Bird hasn't been afraid to keep his best players out of the fourth quarter, often sitting Chris Mullin and Mark Jackson late in games. But he's always communicating. Although Jackson didn't play in the fourth quarter of a game against Toronto, Bird told him he was the player of the game, that the Pacers "wouldn't be where we were without him."

Bird also has done what only the great coaches do: Get the best out of a player who is flawed. Jalen Rose, run out of Denver and ignored by ex-Pacers coach Larry Brown (who now coaches Philadelphia) last season, has become a key contributor as Bird moves him in and out of situations to fit Rose's game and temperament. Rose is even playing defense. Assistant coach Dick Harter says Rose "has the ability to become one of the top 20 defenders in the league."
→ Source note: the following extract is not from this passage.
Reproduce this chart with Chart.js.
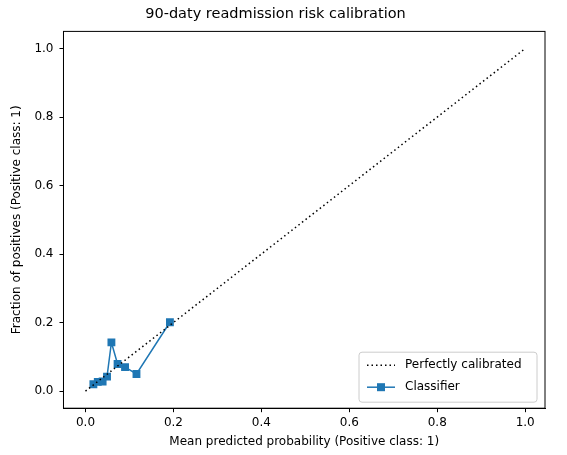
<!DOCTYPE html>
<html><head><meta charset="utf-8">
<script src="https://cdn.jsdelivr.net/npm/chart.js@4"></script>
<style>html,body{margin:0;background:#fff}#wrap{width:567px;height:455px}</style>
</head><body><div id="wrap"><canvas id="c"></canvas></div>
<script>
"use strict";
const meanPredicted = [0.018, 0.028, 0.039, 0.049, 0.059, 0.073, 0.090, 0.116, 0.192];
const fractionPositives = [0.020, 0.027, 0.028, 0.042, 0.142, 0.079, 0.070, 0.050, 0.201];
const diagonal = [0, 1];
const ticks = [0, 0.2, 0.4, 0.6, 0.8, 1.0];

const font = { family: "DejaVu Sans", size: 12 };
Chart.defaults.font = font;
Chart.defaults.color = "#000";

const tickGrid = { display: true, drawOnChartArea: false, drawTicks: true, tickLength: 4, color: "#000" };

// légende dessinée à la main, en bas à droite comme matplotlib
const legendBox = { id: "legendBox", afterDraw(ch) {
  const a = ch.chartArea, c = ch.ctx;
  const w = 178, h = 50, x = a.right - w - 8, y = a.bottom - h - 6;
  c.save();
  c.fillStyle = "rgba(255,255,255,0.8)"; c.strokeStyle = "#ccc"; c.lineWidth = 1;
  c.beginPath(); c.roundRect(x, y, w, h, 3); c.fill(); c.stroke();
  c.font = "12px DejaVu Sans"; c.fillStyle = "#000"; c.textBaseline = "middle";
  // ligne pointillée
  c.strokeStyle = "#000"; c.lineWidth = 1.5; c.setLineDash([1.5, 3]);
  c.beginPath(); c.moveTo(x + 8, y + 13); c.lineTo(x + 36, y + 13); c.stroke();
  c.setLineDash([]);
  c.fillText("Perfectly calibrated", x + 46, y + 13);
  c.strokeStyle = "#1f77b4";
  c.beginPath(); c.moveTo(x + 8, y + 35); c.lineTo(x + 36, y + 35); c.stroke();
  c.fillStyle = "#1f77b4"; c.fillRect(x + 18, y + 31, 8, 8);
  c.fillStyle = "#000"; c.fillText("Classifier", x + 46, y + 35);
  c.restore();
} };

const frame = { id: "frame", afterDraw(ch) {
  const a = ch.chartArea, c = ch.ctx;
  c.save(); c.strokeStyle = "#000"; c.lineWidth = 1; c.strokeRect(a.left, a.top, a.width, a.height); c.restore();
} };

new Chart(document.getElementById("c"), {
  type: "scatter",
  data: { datasets: [
    { label: "Perfectly calibrated", data: diagonal.map(v => ({x: v, y: v})), showLine: true,
      borderColor: "#000", borderDash: [1.5, 3], borderWidth: 1.5, pointRadius: 0, fill: false },
    { label: "Classifier", data: meanPredicted.map((x, i) => ({x, y: fractionPositives[i]})), showLine: true,
      borderColor: "#1f77b4", backgroundColor: "#1f77b4", borderWidth: 1.5,
      pointStyle: "rect", pointRadius: 4.5 }
  ]},
  options: {
    responsive: true, maintainAspectRatio: false, animation: false,
    layout: { padding: { left: 6, right: 22, top: 4, bottom: 4 } },
    plugins: {
      title: { display: true, text: "90-daty readmission risk calibration", font: { family: "DejaVu Sans", size: 14.5, weight: "normal" }, padding: { top: 2, bottom: 8 } },
      legend: { display: false },
      tooltip: { enabled: false }
    },
    scales: {
      x: { type: "linear", min: -0.05, max: 1.045, grid: tickGrid, border: { color: "#000" },
        afterBuildTicks: a => { a.ticks = ticks.map(v => ({value: v})); },
        ticks: { callback: v => v.toFixed(1), font, padding: 3 },
        title: { display: true, text: "Mean predicted probability (Positive class: 1)", font, padding: 2 } },
      y: { type: "linear", min: -0.05, max: 1.05, grid: tickGrid, border: { color: "#000" },
        afterBuildTicks: a => { a.ticks = ticks.map(v => ({value: v})); },
        ticks: { callback: v => v.toFixed(1), font, padding: 6 },
        title: { display: true, text: "Fraction of positives (Positive class: 1)", font, padding: 4 } }
    }
  },
  plugins: [frame, legendBox]
});
</script></body></html>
The Pacers are one of the NBA's top defensive teams, one of six yielding fewer than 90 points a game, and among the top six in defending opponents' shooters.

"They're just a great team right now," Brown acknowledges. "They're one of the best teams we've played against. They really are a team. I think Bird's done an amazing job with them. They're playing much better than we ever played."

It's what's upstairs

Suns coach Danny Ainge, no Zen master, often consults John Niednagel, who is listed as the Suns' psychological adviser and studies brain types. Brain typing can identify personality traits and motor skills, and Ainge, who has developed some knowledge in the field, says it helps him determine which players might succeed in a certain situation.

Niednagel says there are 16 brain types. Only one NBA player, Dikembe Mutombo of the Atlanta Hawks, has the brain type labeled INTB, which is identified as the most intellectual, the brain type for Albert Einstein.

Mutombo said he was flattered, but admitted he'd never heard of Einstein. "Was he ever in the Congo?" Mutombo asks.


Can't the NBA just move all its teams to Florida, Arizona, Texas or California? Said Jerry Stackhouse after being traded from Philadelphia to Detroit: "If I had my druthers, I'd go to Phoenix, Miami or San Antonio."

That said, the Pistons have a chance to make a bit of a run with another scoring option in Stackhouse. And after averaging 26 points his first two games with the Pistons, Stackhouse might opt to stay, which would leave the Bulls chasing Detroit in about two years.

"For me to fulfill my potential," Stackhouse said, "it's good to be in a situation where the ball is being shared."

And speaking of Allen Iverson, you know it's not going to last long with Brown, who offered after a loss to Minnesota last week, "We've got guys who want to 'ball,' as they call it, but they don't have a clue how to play."

'Zo is a go

Just as Miami's Alonzo Mourning was about to make an early return from knee surgery last week, he saw Jerry Rice get hurt again as the San Francisco 49ers wide receiver made an early return from knee surgery.

"I kind of thought about it," Mourning said after scoring 24 points with nine rebounds in his return in Washington last week. "I was fortunate nothing like that happened to me."

Calipari lawsuit dismissed

A judge dismissed a lawsuit filed by a sports writer against New Jersey Nets coach John Calipari and the Nets organization.

Dan Garcia of The Star-Ledger of Newark, N.J., claimed in his lawsuit that he suffered "extreme humiliation and emotional distress" after Calipari called him "a Mexican idiot" following a March 20 practice.

The lawsuit, filed in state Superior Court in Paterson, N.J., in July, charged Calipari and the Nets with four counts, including infliction of emotional distress, assault and negligence.

Calipari apologized publicly four days later and was fined $25,000 by the NBA.